At a certain point in this tale, one might ask, if I was so clever, what did I need him for?
That’d be where his violence comes into play, while I’d of course continue to sit pretty and flattered.
The business model was quite sound. That it came with the challenge of transferring contraband between separate blocks was a bonus. But I was in the final stages of tutoring him. He still had months of course work to complete but he didn’t have months of concentration left in him. Neither did I.
By coincidence his lecturer and I had both come to a decision, at about the same time. A jail contraband system wasn’t the best concept for him to explore in the pursuit of a diploma of business. The Ox Shop had served us both well. I used it as a means of explaining the whole wide world, he flourished while rehashing his empire of incarceration.
One of the few times he looked what I took to mean 'concerned', was the thought of the authorities banning the use of tobacco products in jail.
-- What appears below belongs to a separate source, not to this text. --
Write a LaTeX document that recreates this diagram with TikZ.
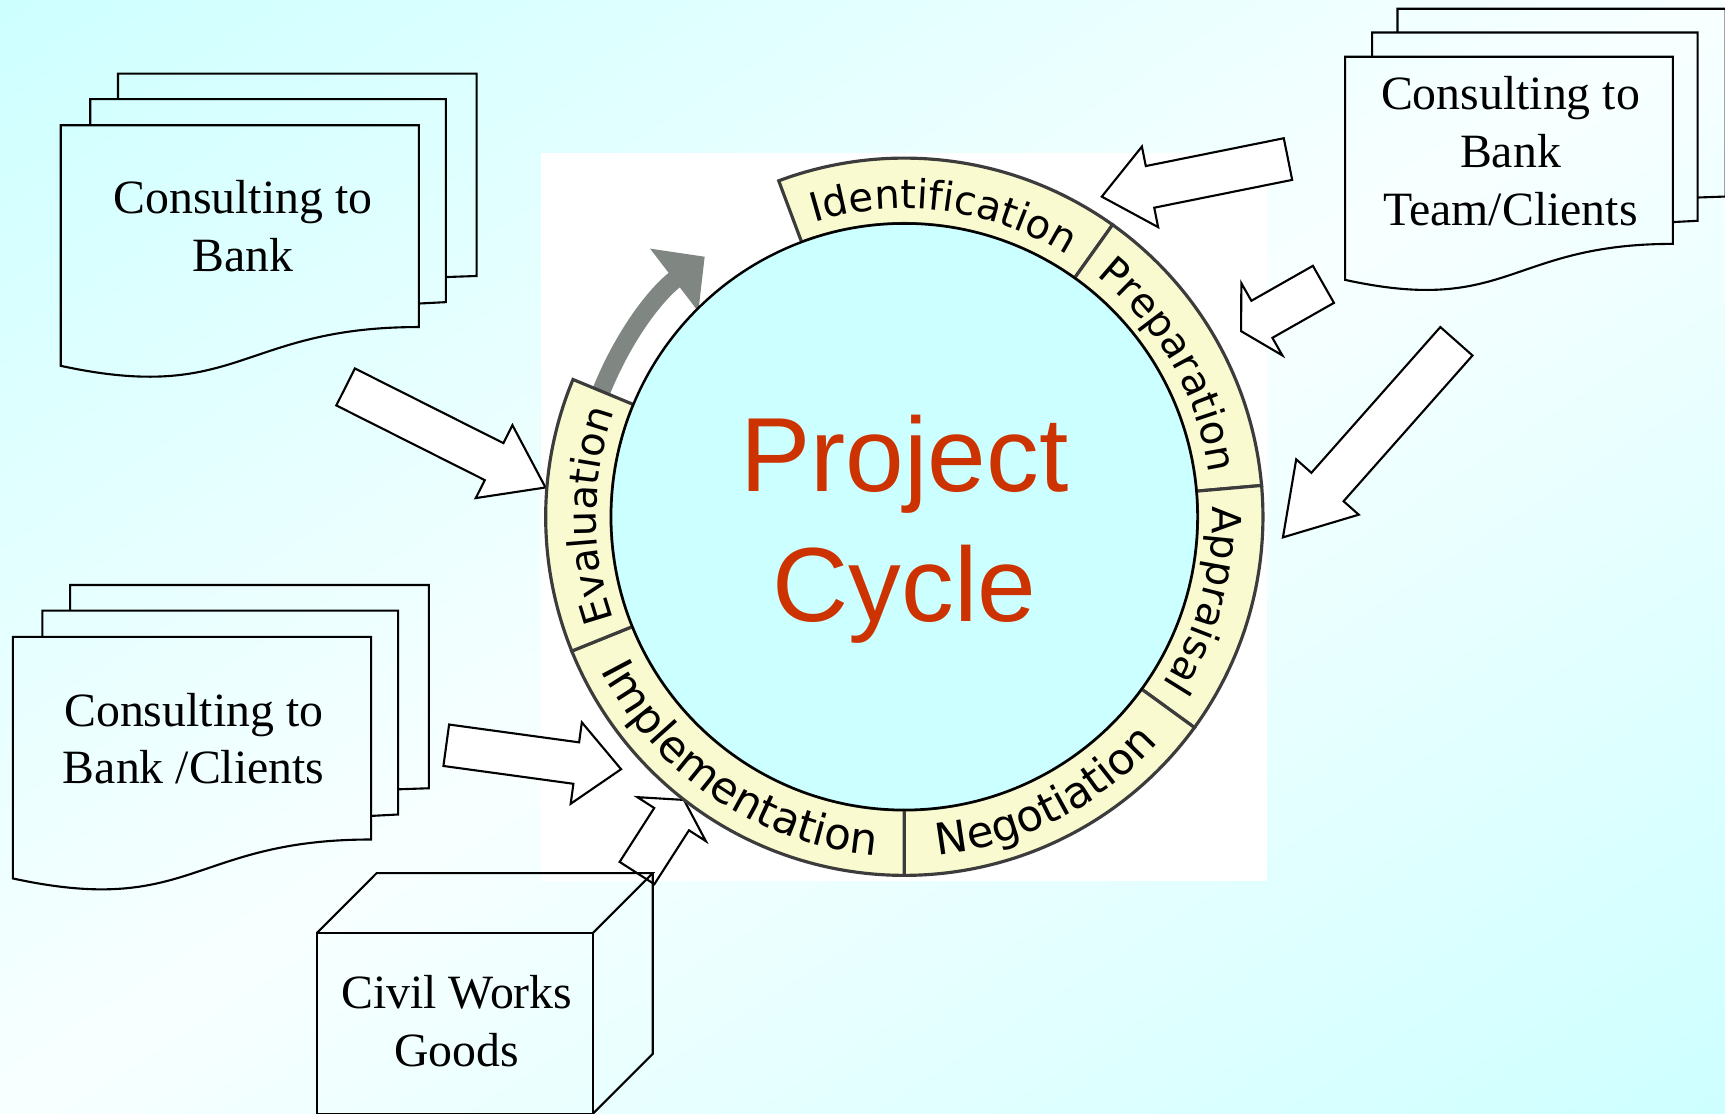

This’d be a financial crisis for an imprisoned business man. Fatal for some.
It wasn’t just the chaos of deprivation, it was the currency, because the whole economy inside revolved around tobacco. If you happened to not smoke, you were laughing. The stuff was valuable. Huge markup in an unregulated market, if you don’t count the threats of extreme violence around it’s supply and demand.
Heroin seemed distasteful to him, but I might have imagined that.
Could be the same mistake I made as when he told me there were a lot of very sick people in jail. At the time I assumed he meant people other than him.
He didn’t need to explain that the Ox Shops shortfall would be filled with more drugs. That seemed obvious.
There is only so much skin to cover with tattoos, only so much chocolate a person will consume at premium prices. So that just left the only commodity with a ready market and supply network, that could be consumed smoke free.
Heroin, in the perfect environment for the community fed intake of oxycotin seduced prisoners.
In the freeworld, over dinner he announced ‘He will kill her,’ to silence while he showered his plate in three circuits of salt. The other guests already knew which couple he meant.
Girls sang in the shower, the cook played guitar, the phone rang with messages about auditions, drug addicts sat fully clothed, cross legged in their rooms and stared at the door in the dark.
He was resisting becoming one himself, which was a lie. He was just filling time between dosages.
When his college routine collapsed under the weight of the real world, he asked for permission to keep busy on the residential garden beds. They were dead, or what wasn’t, looked like weeds.
It was the kind of place where guests wouldn’t be surprised that he gardened at night. And more than a couple knew the trick of boiling water in a cell, with an element made from the blades of a disposable shaver. The kind of place where you either wished you could afford anywhere else, or you'd just be content knowing you had a place with electricity.
But he'd turned our cells into a pit. Sweetness had no chance of becoming anything new. He was stuck, retarded, twisted and ruined.
I talked to him less, I avoided him more. I didn't have time to ask him why he slept on the floor. I didn't bother to hide I had a complete life beyond his tiny dimensions. And then the inevitable happened. I hurt his feelings.
He was undeniably dangerous. He’d learnt all his ways inside. But I’d lived amongst the ones who stole him, battered him, locked him up and wanted him to die there. I didn’t like my chances in a fair fight, but I had him beat on mind games.